Would the action of natural selection eliminate (a) deafness and (b) cancer?
(a) Yes, because deaf animals would be more vulnerable to predators and other hazards, including traffic.
(b) Only if the cancer directly affected fertility or became disabling early enough in life to reduce lifetime fecundity and nurturing the offspring. Natural selection cannot eliminate diseases of old age.
With the recent rise in the keeping of specialised breeds of dogs (e.g. terriers, dachshunds, retrievers, bulldogs) as pets rather than as working dogs, hybrids between breeds have become very common. Some have become feral: although descended from domesticated ancestors, they live and breed as wild animals. All modern breeds of dogs, with their variation in size and shape, habits, coat colour and texture, are mutually fertile and share certain species-specific physiological characteristics; for example, the length of the gestation period is the same for all breeds regardless of body size. In spite of the huge range of phenotypes, dogs have not formed discrete species.

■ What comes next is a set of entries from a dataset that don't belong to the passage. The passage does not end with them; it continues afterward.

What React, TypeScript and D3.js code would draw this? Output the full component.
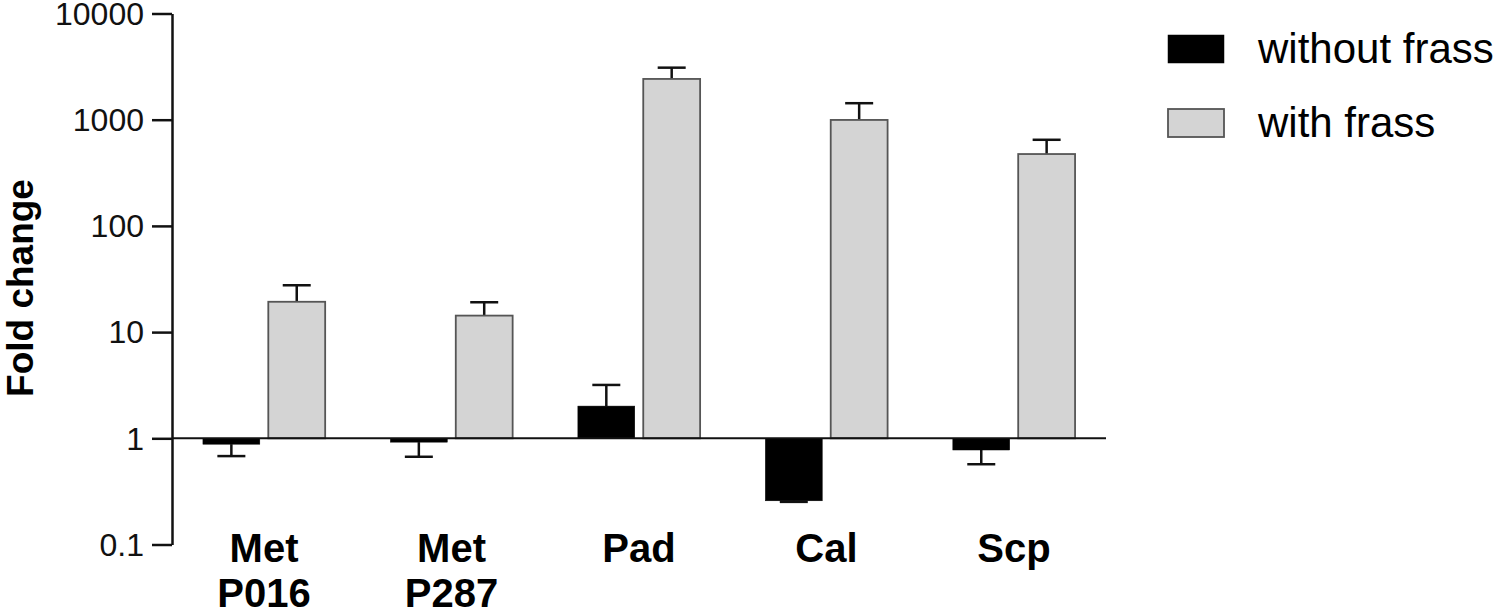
import * as d3 from "d3";
import { useEffect, useRef } from "react";

const categories = ["Met\nP016", "Met\nP287", "Pad", "Cal", "Scp"];
const seriesNames = ["without frass", "with frass"];
const withoutFrass = [0.88, 0.92, 2.01, 0.258, 0.776];
const withoutFrassErr = [0.68, 0.67, 3.18, 0.252, 0.57];
const withFrass = [19.3, 14.3, 2420, 995, 475];
const withFrassErr = [27.6, 19.1, 3090, 1430, 647];
const yTicks = [0.1, 1, 10, 100, 1000, 10000];

const colors = ["#000000", "#d4d4d4"];
const strokes = ["#000000", "#555555"];

const App = () => {
  const ref = useRef(null);

  useEffect(() => {
    const svg = d3.select(ref.current);
    svg.selectAll("*").remove();

    const axisX = 172;
    const endX = 1106;

    const y = d3.scaleLog().domain([0.1, 10000]).range([544.5, 13.5]);
    const x = d3
      .scaleBand()
      .domain(categories)
      .range([axisX, endX])
      .paddingInner(0.348)
      .paddingOuter(0.165);
    const sub = d3
      .scaleBand()
      .domain(seriesNames)
      .range([0, x.bandwidth()])
      .paddingInner(0.13);

    const font = "'Liberation Sans', Arial, sans-serif";
    const base = y(1);

    // Balken
    const series = [
      { name: seriesNames[0], vals: withoutFrass, errs: withoutFrassErr },
      { name: seriesNames[1], vals: withFrass, errs: withFrassErr },
    ];

    series.forEach((s, si) => {
      const g = svg.append("g");
      categories.forEach((c, i) => {
        const bx = x(c) + sub(s.name);
        const vy = y(s.vals[i]);
        const ey = y(s.errs[i]);
        const cx = bx + sub.bandwidth() / 2;
        // Fehlerbalken
        g.append("line")
          .attr("x1", cx)
          .attr("x2", cx)
          .attr("y1", vy)
          .attr("y2", ey)
          .attr("stroke", "#111")
          .attr("stroke-width", 2.5);
        g.append("line")
          .attr("x1", cx - 14)
          .attr("x2", cx + 14)
          .attr("y1", ey)
          .attr("y2", ey)
          .attr("stroke", "#111")
          .attr("stroke-width", 2.5);
        g.append("rect")
          .attr("x", bx)
          .attr("y", Math.min(vy, base))
          .attr("width", sub.bandwidth())
          .attr("height", Math.abs(base - vy))
          .attr("fill", colors[si])
          .attr("stroke", strokes[si])
          .attr("stroke-width", si === 1 ? 1.8 : 0.5);
      });
    });

    // Basislinie bei 1
    svg.append("line")
      .attr("x1", axisX)
      .attr("x2", endX)
      .attr("y1", base)
      .attr("y2", base)
      .attr("stroke", "#111")
      .attr("stroke-width", 2);

    // Y-Achse
    const yAxis = svg
      .append("g")
      .attr("transform", `translate(${axisX},0)`)
      .call(
        d3
          .axisLeft(y)
          .tickValues(yTicks)
          .tickFormat((d) => String(d))
          .tickSize(20)
          .tickSizeOuter(0)
          .tickPadding(8)
      );
    yAxis.select(".domain").attr("stroke", "#111").attr("stroke-width", 2.5);
    yAxis.selectAll(".tick line").attr("stroke", "#111").attr("stroke-width", 2.5);
    yAxis
      .selectAll(".tick text")
      .attr("font-family", font)
      .attr("font-size", 32)
      .attr("fill", "#111")
      .attr("dy", "0.34em");

    // Achsentitel
    svg.append("text")
      .attr("transform", `translate(33,288) rotate(-90)`)
      .attr("text-anchor", "middle")
      .attr("font-family", font)
      .attr("font-weight", "bold")
      .attr("font-size", 37)
      .attr("fill", "#000")
      .text("Fold change");

    // Kategorien
    categories.forEach((c) => {
      const t = svg
        .append("text")
        .attr("x", x(c) + x.bandwidth() / 2)
        .attr("y", 562)
        .attr("text-anchor", "middle")
        .attr("font-family", font)
        .attr("font-weight", "bold")
        .attr("font-size", 40)
        .attr("fill", "#000");
      c.split("\n").forEach((line, li) => {
        t.append("tspan")
          .attr("x", x(c) + x.bandwidth() / 2)
          .attr("dy", li === 0 ? 0 : 45)
          .text(line);
      });
    });

    // Legende
    seriesNames.forEach((n, i) => {
      const ly = 35 + i * 74;
      svg.append("rect")
        .attr("x", 1168)
        .attr("y", ly)
        .attr("width", 56)
        .attr("height", 28)
        .attr("fill", colors[i])
        .attr("stroke", strokes[i])
        .attr("stroke-width", i === 1 ? 1.8 : 0.5);
      svg.append("text")
        .attr("x", 1258)
        .attr("y", ly + 28)
        .attr("font-family", font)
        .attr("font-size", 42)
        .attr("fill", "#000")
        .text(n);
    });
  }, []);

  return (
    <svg
      ref={ref}
      width="1500"
      height="614"
      style={{ position: "absolute", left: 0, top: 0, background: "#fff" }}
    ></svg>
  );
};

export default App;
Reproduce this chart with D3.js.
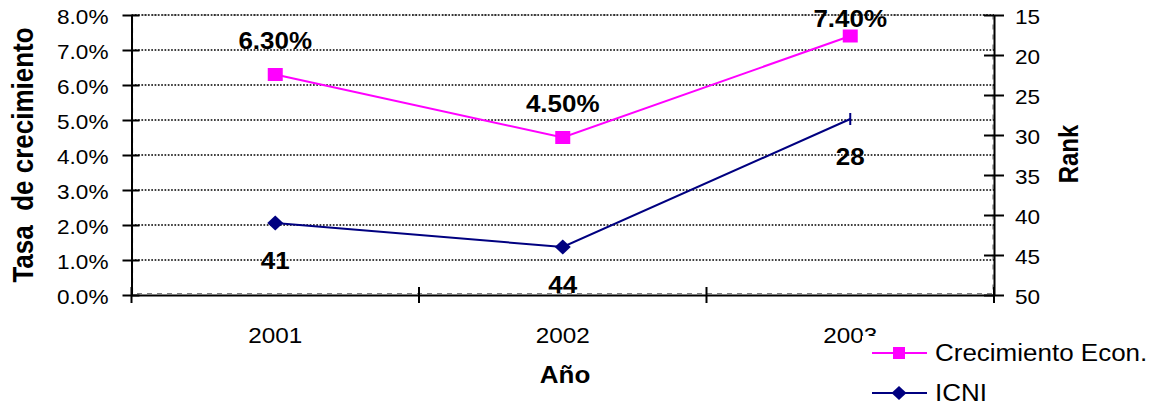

List some reasons why the intensive study of many different aspects of dog biology provides insight into the process of evolution under domestication.
Relevant topics include:
Dogs are among the most ancient domesticated animals.
The dog genome has now been sequenced.
Dogs are highly social mammals that communicate using sounds, facial expressions and postures; these behaviours are readily interpreted by humans and dogs respond to human-generated sounds and to human gestures.
Dog behaviour has been thoroughly studied.
Many breeds that differ in habits and behaviour also differ in structure and appearance.
Many dog breeds are highly inbred but mongrels are also common and viable.